É uma personagem complexa, de uma veracidade incomum em comparação a maioria dos livros que já li, e por isso, detestável para muitas pessoas. Vou dizer que quase ninguém vai gostar de Linda. Por ela ser confusa, por as vezes divagar coisas que talvez a gente nunca vá entender. Por ela trair um marido maravilhoso com alguém que não é um exemplo de perfeição. Ela dificilmente agradará o leitor, mas ela me agradou porque é verdadeira demais, e sou eu demais. Teve momentos de odiar a Linda? Sim. Mas foi só o tempo de ver que eu faria coisas parecidas em determinadas situações. Somos bichos mesmo, e Adultério foi o que colocaram no papel para provar isso.

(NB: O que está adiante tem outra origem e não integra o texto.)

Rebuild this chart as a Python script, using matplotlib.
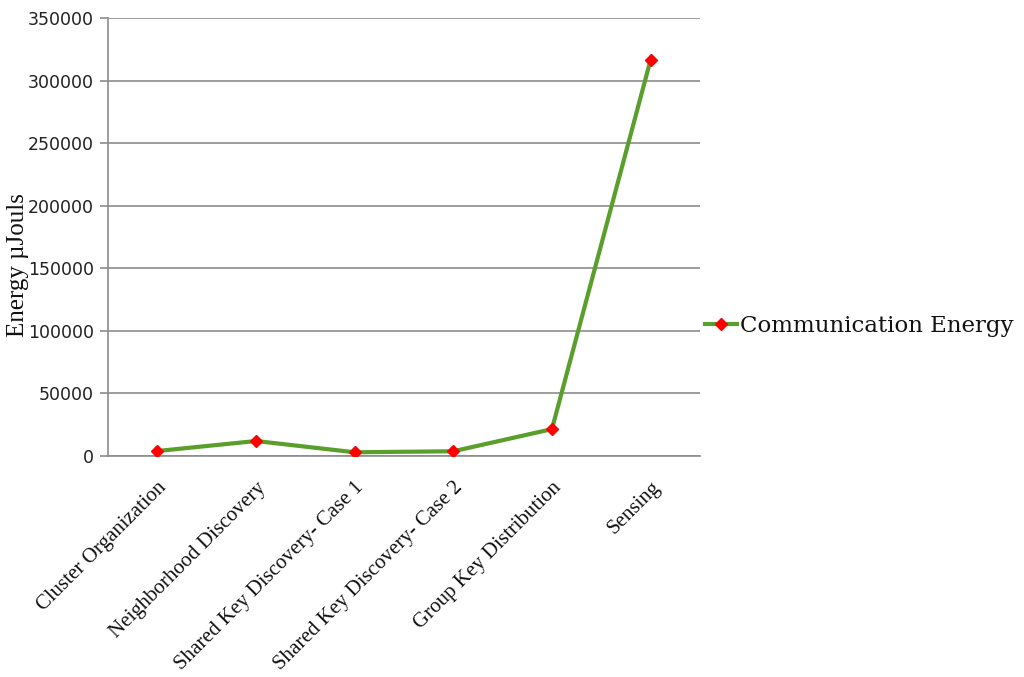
import matplotlib
matplotlib.use("Agg")
import matplotlib.pyplot as plt

categories = [
    "Cluster Organization",
    "Neighborhood Discovery",
    "Shared Key Discovery- Case 1",
    "Shared Key Discovery- Case 2",
    "Group Key Distribution",
    "Sensing",
]
energy = [4000, 12000, 3000, 3800, 21500, 316500]
y_ticks = [0, 50000, 100000, 150000, 200000, 250000, 300000, 350000]
series_name = "Communication Energy"
y_label = "Energy \u00b5Jouls"

fig = plt.figure(figsize=(10.24, 6.77), dpi=100)
ax = fig.add_axes([0.1055, 0.3264, 0.578, 0.647])

xs = [i + 0.5 for i in range(len(categories))]
line, = ax.plot(xs, energy, color="#5a9e2c", lw=3, marker="D", ms=6.5,
                mfc="#ff0000", mec="#ff0000", label=series_name, zorder=3)

ax.set_xlim(0, len(categories))
ax.set_ylim(0, 350000)
ax.set_yticks(y_ticks)
ax.set_yticklabels([str(v) for v in y_ticks], fontsize=12.5, color="#222222",
                   family="DejaVu Sans")
ax.yaxis.grid(True, color="#8c8c8c", lw=1.2)
ax.set_axisbelow(True)
ax.tick_params(axis="y", length=6, width=1.2, color="#8c8c8c", pad=4)
ax.tick_params(axis="x", length=0, pad=16)

ax.set_xticks(xs)
ax.set_xticklabels(categories, rotation=45, ha="right", rotation_mode="anchor",
                   fontsize=15, family="Liberation Serif", color="#111111")

for side in ("top", "right"):
    ax.spines[side].set_visible(False)
for side in ("left", "bottom"):
    ax.spines[side].set_color("#8c8c8c")
    ax.spines[side].set_linewidth(1.2)

fig.text(0.018, 0.609, y_label, rotation=90, ha="center", va="center",
         fontsize=18, family="Liberation Serif", color="#111111")

leg = fig.legend(handles=[line], loc="center left", bbox_to_anchor=(0.668, 0.518),
                 frameon=False, handlelength=1.4, handletextpad=0.15,
                 prop={"family": "DejaVu Serif", "size": 16.5})
for t in leg.get_texts():
    t.set_color("#111111")

fig.savefig("out.png", dpi=100, facecolor="white")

Não é um livro que você vá ler correndo. Você precisa degustar cada linha de Adultério como se fosse uma comida que amarga na entrada, mas que adoça na boca do estômago. Muita gente vai apontar e dizer que tudo isso é uma baboseira, ou não. Pessoalmente acho que o autor bebeu pra caramba de conversas com várias mulheres casadas pelo mundo para poder escrever Linda. Porque mesmo que essas mulheres não façam o que Linda fez, em algum momento isso passou pela cabeça delas, e se não passou, vai passar. Mesmo em um lampejo estranho e enjoado que depois vá se tornar culpa e medo, e apague da memória o pensamento errado. Mas ele esteve lá. 

Tem estômago para digerir o errado? Então leia Adultério.